Gold and silver hit record highs
Safe-haven demand jumps amid trade and geopolitical tensions
Gold and silver jumped to record highs as investors sought safe havens amid renewed trade and geopolitical tensions after U.S. political threats over Greenland. Spot gold rose about 1.6% to $4,670.01 per ounce, briefly touching an all-time peak near $4,689, while spot silver surged roughly 4.4% to $93.85, also setting a fresh record above $94.
The rally followed threats from U.S. leadership to impose escalating tariffs on European allies tied to demands over Greenland, stoking fears of renewed trade confrontation. EU envoys moved to coordinate efforts to dissuade potential U.S. duties and to prepare retaliatory measures should tariffs be enacted. Markets reacted to the prospect that tariffs would disrupt supply chains, lift import costs and boost inflation expectations—factors that typically drive demand for precious metals as hedges.
Currency and bond moves reinforced the precious metals advance: the dollar weakened and government bond yields fell as investors shifted into lower‑risk assets, reducing the opportunity cost of holding non‑yielding gold and silver. Portfolio flows reflected the shift: managers reported increased inflows into bullion-backed funds and rising speculative positions in futures markets, indicating expectations that prices could continue higher if rhetoric or concrete trade actions intensified.

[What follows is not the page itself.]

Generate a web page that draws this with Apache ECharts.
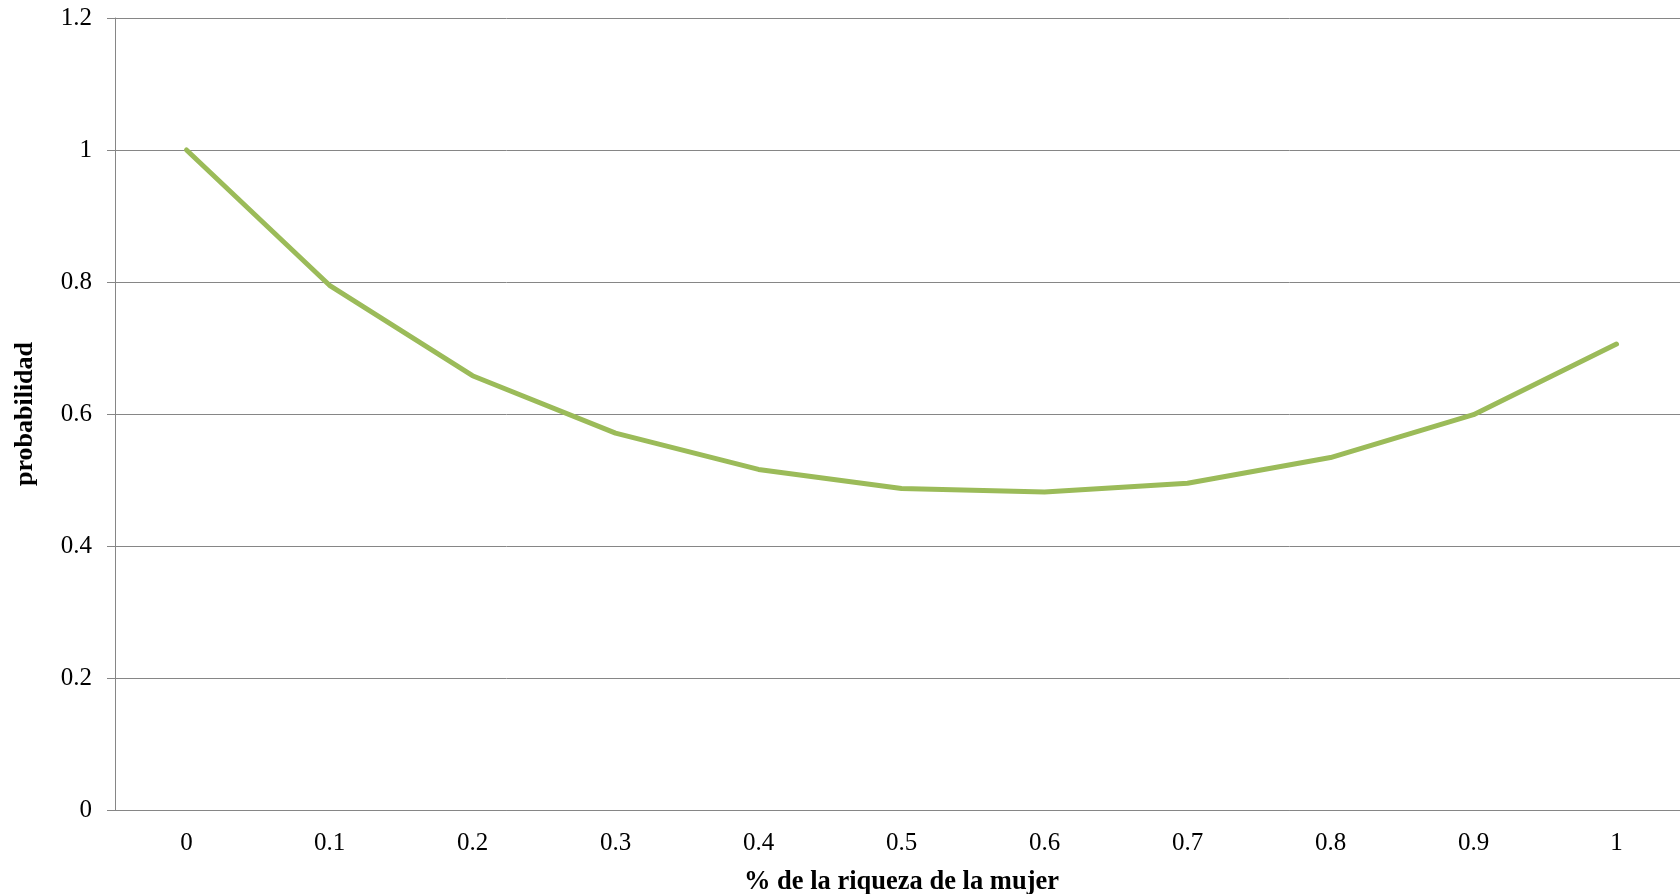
<!DOCTYPE html>
<html>
<head>
<meta charset="utf-8">
<script src="https://cdn.jsdelivr.net/npm/echarts@6/dist/echarts.min.js"></script>
<style>
html,body{margin:0;padding:0;background:#fff;overflow:hidden;}
#chart{width:1680px;height:894px;}
</style>
</head>
<body>
<div id="chart"></div>
<script>
const categories = ['0','0.1','0.2','0.3','0.4','0.5','0.6','0.7','0.8','0.9','1'];
const probabilidad = [1.0, 0.795, 0.658, 0.571, 0.516, 0.487, 0.482, 0.495, 0.534, 0.599, 0.706];
const yTickValues = [0, 0.2, 0.4, 0.6, 0.8, 1, 1.2];
const yTickLabels = ['0', '0.2', '0.4', '0.6', '0.8', '1', '1.2'];
const xTitle = '% de la riqueza de la mujer';
const yTitle = 'probabilidad';

const font = 'Liberation Serif';
const chart = echarts.init(document.getElementById('chart'));
chart.setOption({
  animation: false,
  backgroundColor: '#ffffff',
  grid: { left: 115, top: 18, right: -8, bottom: 84, containLabel: false, outerBoundsMode: 'none' },
  xAxis: {
    type: 'category',
    data: categories,
    boundaryGap: true,
    axisLine: { show: true, lineStyle: { color: '#868686', width: 1 } },
    axisTick: { show: false },
    axisLabel: { color: '#000', fontFamily: font, fontSize: 25, margin: 21 },
    splitLine: { show: false },
    name: xTitle,
    nameLocation: 'middle',
    nameGap: 59,
    nameTextStyle: { color: '#000', fontFamily: font, fontSize: 26.5, fontWeight: 'bold' }
  },
  yAxis: {
    type: 'value',
    min: 0,
    max: 1.2,
    interval: 0.2,
    axisLine: { show: true, lineStyle: { color: '#868686', width: 1 } },
    axisTick: { show: true, length: 8, lineStyle: { color: '#868686' } },
    axisLabel: {
      color: '#000', fontFamily: font, fontSize: 25, margin: 23,
      formatter: function (v) {
        for (let i = 0; i < yTickValues.length; i++) {
          if (Math.abs(v - yTickValues[i]) < 1e-6) return yTickLabels[i];
        }
        return '';
      }
    },
    splitLine: { show: true, lineStyle: { color: '#868686', width: 1 } },
    name: yTitle,
    nameLocation: 'middle',
    nameGap: 77,
    nameRotate: 90,
    nameTextStyle: { color: '#000', fontFamily: font, fontSize: 26, fontWeight: 'bold' }
  },
  series: [{
    type: 'line',
    data: probabilidad,
    symbol: 'none',
    smooth: false,
    lineStyle: { color: '#9BBB59', width: 5, cap: 'round', join: 'round' },
    itemStyle: { color: '#9BBB59' }
  }]
});
</script>
</body>
</html>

Silver’s outsized move was supported both by safe‑haven buying and by its industrial demand profile, while gold’s gains were driven mainly by its traditional role as an inflation and geopolitical risk hedge. Some analysts warned the rapid pace of the rally raises the prospect of near‑term volatility, but many said underlying support would persist so long as uncertainty, inflation risks and policy volatility remain elevated.
The episode underlines how sensitive global financial markets are to political signals: even suggestions of tariffs or diplomatic escalation can trigger rapid capital reallocations. With trade tensions back on investor radar and inflation concerns heightened, precious metals are likely to stay well supported in the near to medium term unless a clear de‑escalation and stronger growth outlook restore risk appetite.